EXERCISE TASK
Leaving the pictures out, print the lines from the first line of the listing through the line containing "import pandas as pd", exactly as they read, and no others.

SUPPLIED RECORDS
- - - -
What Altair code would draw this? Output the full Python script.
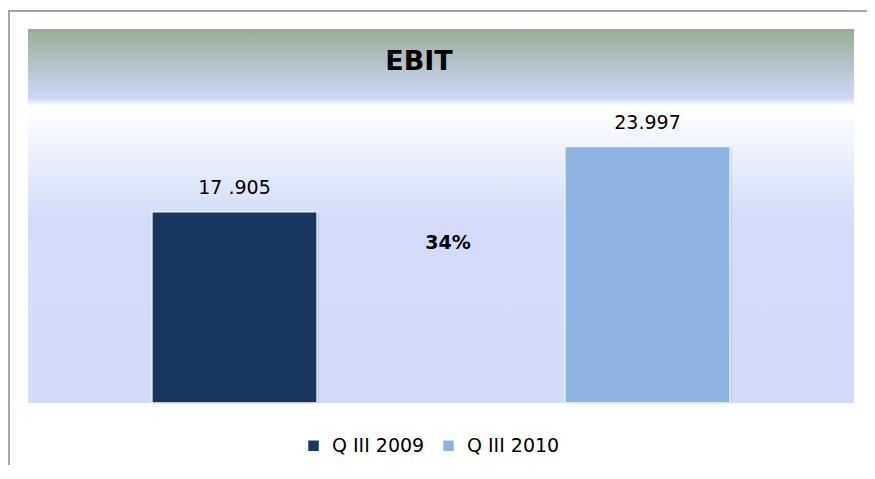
import altair as alt
import pandas as pd

categories = ["Q III 2009", "Q III 2010"]
values = [17.905, 23.997]
value_labels = ["17 .905", "23.997"]
bar_colors = ["#17375E", "#8DB4E2"]
title_text = "EBIT"
growth_text = "34%"

df = pd.DataFrame({"cat": categories, "val": values, "lab": value_labels})

W, H = 826, 374
FONT = "DejaVu Sans"

bg = alt.Chart(pd.DataFrame({"a": [0]})).mark_rect(
    fill=alt.Gradient(
        gradient="linear", x1=0, x2=0, y1=0, y2=1,
        stops=[
            alt.GradientStop(offset=0.0, color="#97AD94"),
            alt.GradientStop(offset=0.08, color="#B0C0C2"),
            alt.GradientStop(offset=0.183, color="#CCD7F6"),
            alt.GradientStop(offset=0.192, color="#DDE4FA"),
            alt.GradientStop(offset=0.2, color="#F6F8FE"),
            alt.GradientStop(offset=0.212, color="#FFFFFF"),
            alt.GradientStop(offset=0.5, color="#D3DDFA"),
            alt.GradientStop(offset=1.0, color="#D2DCFA"),
        ],
    )
).encode(x=alt.value(0), x2=alt.value(W), y=alt.value(0), y2=alt.value(H))

frame = alt.Chart(pd.DataFrame({"a": [0]})).mark_rect(
    fill=None, stroke="#A6A6A6", strokeWidth=2
).encode(x=alt.value(-19), x2=alt.value(W + 400), y=alt.value(-18), y2=alt.value(H + 400))

xenc = alt.X("cat:N", sort=categories, axis=None,
             scale=alt.Scale(paddingInner=0.6, paddingOuter=0.3))
yenc = alt.Y("val:Q", axis=None, scale=alt.Scale(domain=[0, 35], nice=False, zero=True))

shadow = alt.Chart(df).mark_bar(color="#7F8AA8", opacity=0.25, xOffset=2, yOffset=1).encode(
    x=xenc, y=yenc
)

bars = alt.Chart(df).mark_bar(stroke="#EEF1F8", strokeWidth=1.5).encode(
    x=xenc,
    y=yenc,
    color=alt.Color(
        "cat:N",
        sort=categories,
        scale=alt.Scale(domain=categories, range=bar_colors),
        legend=alt.Legend(
            title=None, orient="none", direction="horizontal",
            legendX=276, legendY=407, padding=0,
            symbolType="square", symbolSize=110, symbolStrokeWidth=0,
            labelFont=FONT, labelFontSize=19, labelColor="#000000",
            labelOffset=9, columnPadding=14,
        ),
    ),
)

labels = alt.Chart(df).mark_text(
    font=FONT, fontSize=19, color="#000000", baseline="alphabetic", dy=-18
).encode(x=xenc, y=yenc, text="lab:N")

title = alt.Chart(pd.DataFrame({"t": [title_text]})).mark_text(
    font=FONT, fontSize=27, fontWeight="bold", color="#000000", baseline="alphabetic"
).encode(x=alt.value(391), y=alt.value(41), text="t:N")

growth = alt.Chart(pd.DataFrame({"t": [growth_text]})).mark_text(
    font=FONT, fontSize=19, fontWeight="bold", color="#000000", baseline="alphabetic"
).encode(x=alt.value(420), y=alt.value(220), text="t:N")

chart = alt.layer(frame, bg, shadow, bars, labels, title, growth).properties(
    width=W, height=H,
    autosize=alt.AutoSizeParams(type="none"),
    padding={"left": 20, "top": 21, "right": 13, "bottom": 62},
    background="#FFFFFF",
).configure_view(stroke=None)

chart.save("out.html", embed_options={"renderer": "svg", "actions": False})
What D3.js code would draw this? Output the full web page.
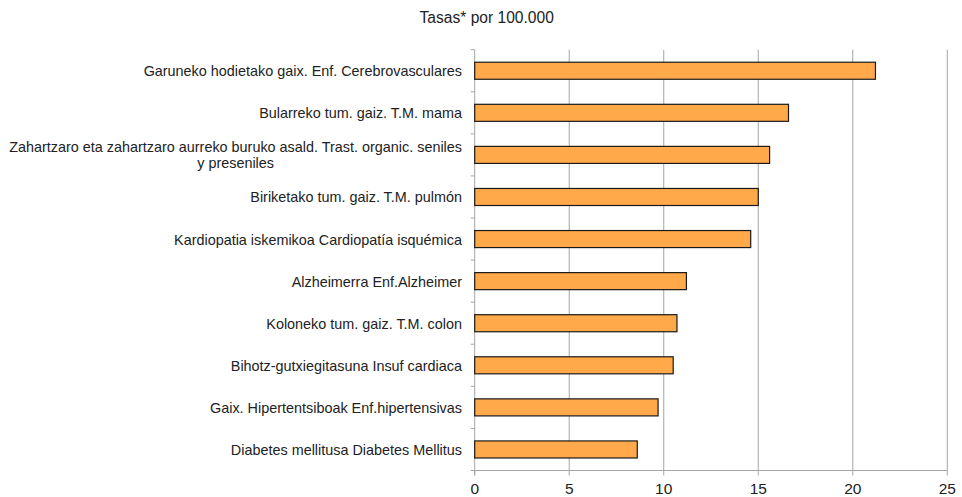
- - - -
EXERCISE RESPONSE
What Altair code would draw this? Output the full Python script.
import altair as alt
import pandas as pd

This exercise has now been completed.